The New York Times has a story about the philanthropy of Eli Broad.
Broad, says the Times, has turned Los Angeles, where he has made his home for the past 40 years, into an arts center that it could not have been without the billionaire.
But his philanthropy should not be mistaken for simple charity, reports the Times, as his gifts often come not with strings, but with “ropes that could moor an ocean liner,” as Broad has been known to pull his support and not come through on commitments if things don’t go his way.
Broad’s $2.5 billion foundation has focused primarily on education and the arts, but it has become clear to those who work with him that he has little tolerance for working philanthropically in any manner that is not his own, according to the Times.
Says Lynda Resnick, who is a board member of the Los Angeles County Museum of Art, from whom Broad withheld $6 million of a pledge over a dispute regarding the display of one of his art collections:
“When Eli gives, it is like negotiating a business deal. It is not altruistic. It is not blind charity. And there is a difference between being generous and being charitable. But it doesn’t matter in the end because the good was still done.”
Mr. Broad has been known to pull his financial support for other things.

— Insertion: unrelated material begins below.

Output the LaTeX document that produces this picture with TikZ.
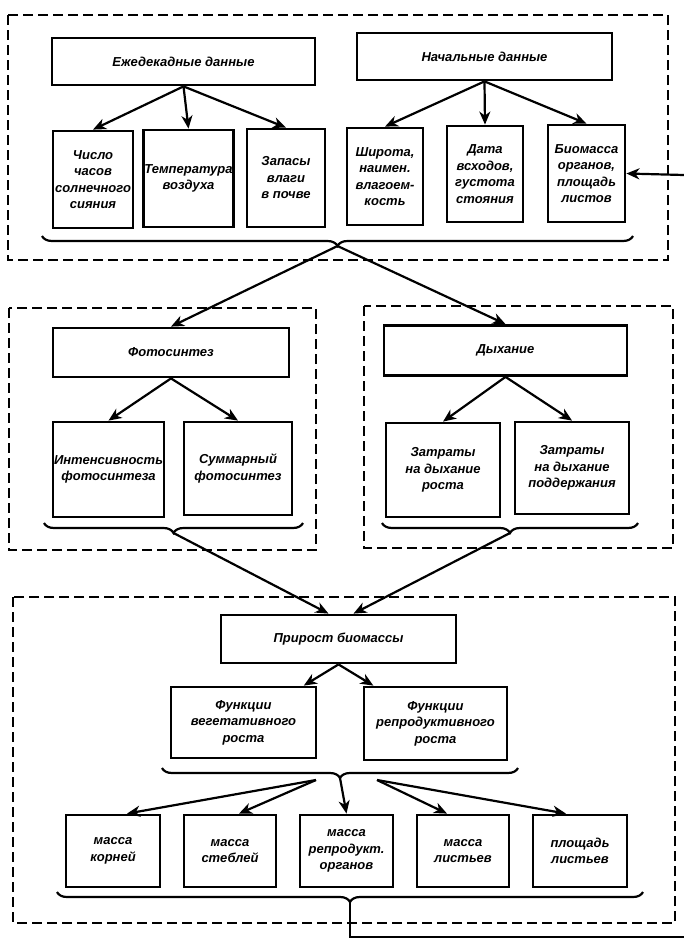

In 2008 Mr. Broad and the Gates Foundation financed a political campaign, Strong American Schools, with the goal of raising the profile of education among the presidential candidates and the voting public. He and the Gates Foundation promised $60 million.
But Mr. Broad is fond of using a specific matrix to judge the success of his giving. Museums should see attendance rise and giving increase by board members. Schools should see test scores go up.
In the case of Strong American Schools he suggested to Chad Kolton, the communications director for the campaign, that one way to judge its impact would be the number of column inches newspapers devoted to the subject.
The Times surmises that Broad is part of a new breed of philanthropist, who does not come from family money and wants control over his gifts. The way that he works is indicative of a general philanthropic attitude in Los Angeles that, unlike in New York where money is often old and controlled by longtime philanthropic families, is still forming and finding its way.